Institute of Metals Division - High-Temperature Thermodynamics of the Silicon, Nitrogen, Silicon-Nitride System

The equilibrium pressure of nitrogen gas over pure silicon metal and silicon nitride has been measured in the temperature range 1400° to 1700°C. From the experimental data, the standard free energies and enthalpies of formation of Si3N4(a) have been calculated as functions of temperature over the above temperature range. Utilizing data in the literature and the results of this investigation, the specific heat, molar enthalpy, molar entropy, standard enthalpy of fornation, and standard free energy of fornation are estimated for the temperature range 298° to 1400°C. THE high-temperature thermodynamic properties of many metallic nitrides are not well established at present. This is a serious deficiency because nitrogen and nitride-forming metals are important alloying additions to steels, and knowledge of the interaction between nitrogen and these elements is essential to a better understanding of the behavior of steels. Metallic nitrides also are used as refractory materials. Consequently, the investigation reported here was undertaken to provide more complete information on the standard entropy and free energy of formation of silicon nitride.
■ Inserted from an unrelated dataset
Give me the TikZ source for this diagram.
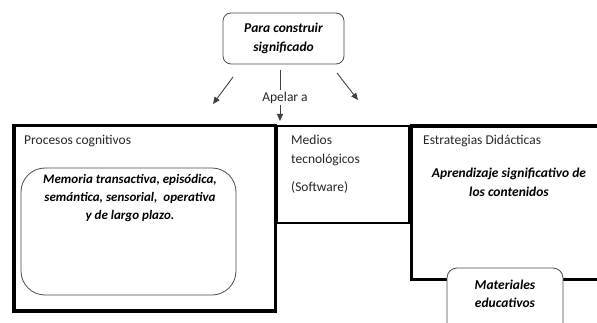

The experimental technique provided a direct measurement of the equilibrium pressure of nitrogen gas in the range of 1413 to 1700°C for the reaction: 3 Si(1) + 2N2 (g) = Si3N4 (a) [ 1 ] and below 1413oC for the reaction: 3Si(c) + 2N2(g) = Si3N4(a) [2] APPARATUS The experimental system consisted of a crucible assembly, a reaction chamber, and a gas supply and vacuum system. The Crucible Assembly which contained the equilibration specimen and molybdenum radiation shields with a susceptor for induction heating is shown in Fig. 1. Two covered, high-purity alumina crucibles, one nested within the other, contained the susceptor, shields and specimen. Central openings in the upper shield and crucible covers permitted on optical pyrometer to be sighted into the central cavity of the specimen. The specimen itself was a 5/8 OD by 1-in.